Pine shavings can also cause skin problems because they contain high levels of potentially harmful oils. The proper way to set up your cage is to line the bottom with newspaper, then add hay, fun toys and houses.  You can also purchase recycled paper pellets or fluff to use as bedding, or use old towels or linens (pillowcases are a perfect size).

You should clean your guinea pig’s cage every day. Guinea pigs do not require any shots from the veterinarian, so one of the best ways to keep them healthy is to keep their cage clean. Any build-up of feces or urine can cause infections inside your guinea pig. Cleaning the cage only takes a few minutes, but it is extremely important for your pig’s health.  You can use a mild disinfectant solution of white vinegar and water, or warm soapy water, to clean the cage.  Just be sure it is rinsed and dry before putting your piggie back in!

Social behaviors:

Guinea pigs communicate with humans and other pigs by making noises. It is important to learn your guinea pig’s noises so you can understand how they are feeling. They have 13 basic sounds. For example, if your guinea pig lets out a high-pitched squeal when it is being held, that means that your pig is feeling uncomfortable being held that way. In that case it is best to put them back in their cage for a little while.
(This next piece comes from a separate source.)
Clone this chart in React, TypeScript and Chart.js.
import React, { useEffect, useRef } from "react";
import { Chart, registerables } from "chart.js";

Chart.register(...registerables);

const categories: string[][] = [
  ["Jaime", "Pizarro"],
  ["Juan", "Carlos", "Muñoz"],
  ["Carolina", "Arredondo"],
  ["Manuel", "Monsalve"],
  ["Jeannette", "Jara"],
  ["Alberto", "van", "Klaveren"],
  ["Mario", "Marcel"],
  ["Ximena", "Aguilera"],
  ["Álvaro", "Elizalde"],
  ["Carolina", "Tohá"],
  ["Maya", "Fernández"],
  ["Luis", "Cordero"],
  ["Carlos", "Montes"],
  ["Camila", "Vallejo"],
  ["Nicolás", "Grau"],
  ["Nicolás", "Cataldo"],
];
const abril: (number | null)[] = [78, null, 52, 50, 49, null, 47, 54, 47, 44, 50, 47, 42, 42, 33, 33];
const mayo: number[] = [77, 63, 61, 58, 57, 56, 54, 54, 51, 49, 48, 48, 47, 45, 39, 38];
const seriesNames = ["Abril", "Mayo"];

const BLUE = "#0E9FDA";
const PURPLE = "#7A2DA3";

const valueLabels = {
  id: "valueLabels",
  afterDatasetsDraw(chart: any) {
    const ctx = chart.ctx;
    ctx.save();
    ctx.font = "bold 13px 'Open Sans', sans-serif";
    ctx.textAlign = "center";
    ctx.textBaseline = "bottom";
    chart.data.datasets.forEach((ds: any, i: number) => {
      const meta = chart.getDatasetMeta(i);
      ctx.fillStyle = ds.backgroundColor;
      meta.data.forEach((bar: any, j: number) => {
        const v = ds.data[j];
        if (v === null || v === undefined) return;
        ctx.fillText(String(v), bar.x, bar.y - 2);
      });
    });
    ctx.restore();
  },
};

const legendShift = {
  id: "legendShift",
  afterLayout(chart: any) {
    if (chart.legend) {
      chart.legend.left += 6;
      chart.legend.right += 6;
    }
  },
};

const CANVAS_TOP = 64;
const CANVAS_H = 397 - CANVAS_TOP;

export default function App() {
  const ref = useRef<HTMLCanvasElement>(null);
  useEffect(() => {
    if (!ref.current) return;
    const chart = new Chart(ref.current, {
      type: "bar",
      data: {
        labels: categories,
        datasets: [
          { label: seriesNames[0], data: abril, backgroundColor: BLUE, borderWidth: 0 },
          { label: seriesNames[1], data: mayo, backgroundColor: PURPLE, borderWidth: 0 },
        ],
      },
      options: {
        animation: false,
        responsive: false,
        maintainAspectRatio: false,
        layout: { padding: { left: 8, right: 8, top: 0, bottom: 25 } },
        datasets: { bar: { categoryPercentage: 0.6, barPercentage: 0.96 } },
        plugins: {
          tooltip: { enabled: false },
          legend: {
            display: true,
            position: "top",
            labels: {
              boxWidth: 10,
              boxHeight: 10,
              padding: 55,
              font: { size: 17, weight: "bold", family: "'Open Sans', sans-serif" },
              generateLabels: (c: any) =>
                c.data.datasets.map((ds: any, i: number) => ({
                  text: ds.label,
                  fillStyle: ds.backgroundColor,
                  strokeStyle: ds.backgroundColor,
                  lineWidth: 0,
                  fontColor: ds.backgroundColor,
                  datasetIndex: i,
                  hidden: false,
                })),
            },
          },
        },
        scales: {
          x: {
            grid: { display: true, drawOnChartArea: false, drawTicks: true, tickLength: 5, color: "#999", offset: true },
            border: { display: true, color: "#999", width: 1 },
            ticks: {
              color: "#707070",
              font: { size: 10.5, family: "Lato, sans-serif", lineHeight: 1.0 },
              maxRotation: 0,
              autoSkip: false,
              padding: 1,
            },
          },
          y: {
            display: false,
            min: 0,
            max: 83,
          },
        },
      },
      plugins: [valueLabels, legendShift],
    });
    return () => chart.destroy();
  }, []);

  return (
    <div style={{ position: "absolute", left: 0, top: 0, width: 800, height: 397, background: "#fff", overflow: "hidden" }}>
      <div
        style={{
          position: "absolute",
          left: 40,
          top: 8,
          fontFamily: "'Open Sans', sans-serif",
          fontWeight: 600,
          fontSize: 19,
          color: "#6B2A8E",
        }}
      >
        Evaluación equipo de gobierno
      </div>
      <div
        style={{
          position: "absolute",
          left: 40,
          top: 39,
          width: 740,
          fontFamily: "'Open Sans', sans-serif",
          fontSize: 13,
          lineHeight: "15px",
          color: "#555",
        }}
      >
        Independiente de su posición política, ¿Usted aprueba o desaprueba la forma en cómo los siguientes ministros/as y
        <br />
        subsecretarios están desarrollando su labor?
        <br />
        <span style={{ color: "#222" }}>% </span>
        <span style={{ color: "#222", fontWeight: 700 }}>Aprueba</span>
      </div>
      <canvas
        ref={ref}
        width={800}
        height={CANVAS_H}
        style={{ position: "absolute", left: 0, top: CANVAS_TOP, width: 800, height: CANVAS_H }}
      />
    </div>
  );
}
If your guinea pig makes purring sound, it generally means that she is very content. It is important to pay close attention to these sounds and to understand what they mean.

Guinea pigs love human companionship. They love to be held and cuddled by people. You should hold your guinea pig for at least one half hour a day. Guinea pigs can be easily handled by children since they do not kick like rabbits, but they can be squirmy when they are uncomfortable. In order to insure the guinea pig’s safety, it is best to have your child sitting down with the pig in his lap, rather than walking around with the pig in his hands.

Exercise:

Your guinea pig needs exercise time outside her cage every day.  Make sure the entire area is safe -- electrical and telephone wires seem to always attract these little chewers' interest!  You should either keep them blocked off or wrap them in a protective coating, like PVC pipe, to prevent shock and fire.  Guinea pigs will often get into places that you might consider out of reach.  They will also squeeze into tiny openings including behind radiators and under stoves!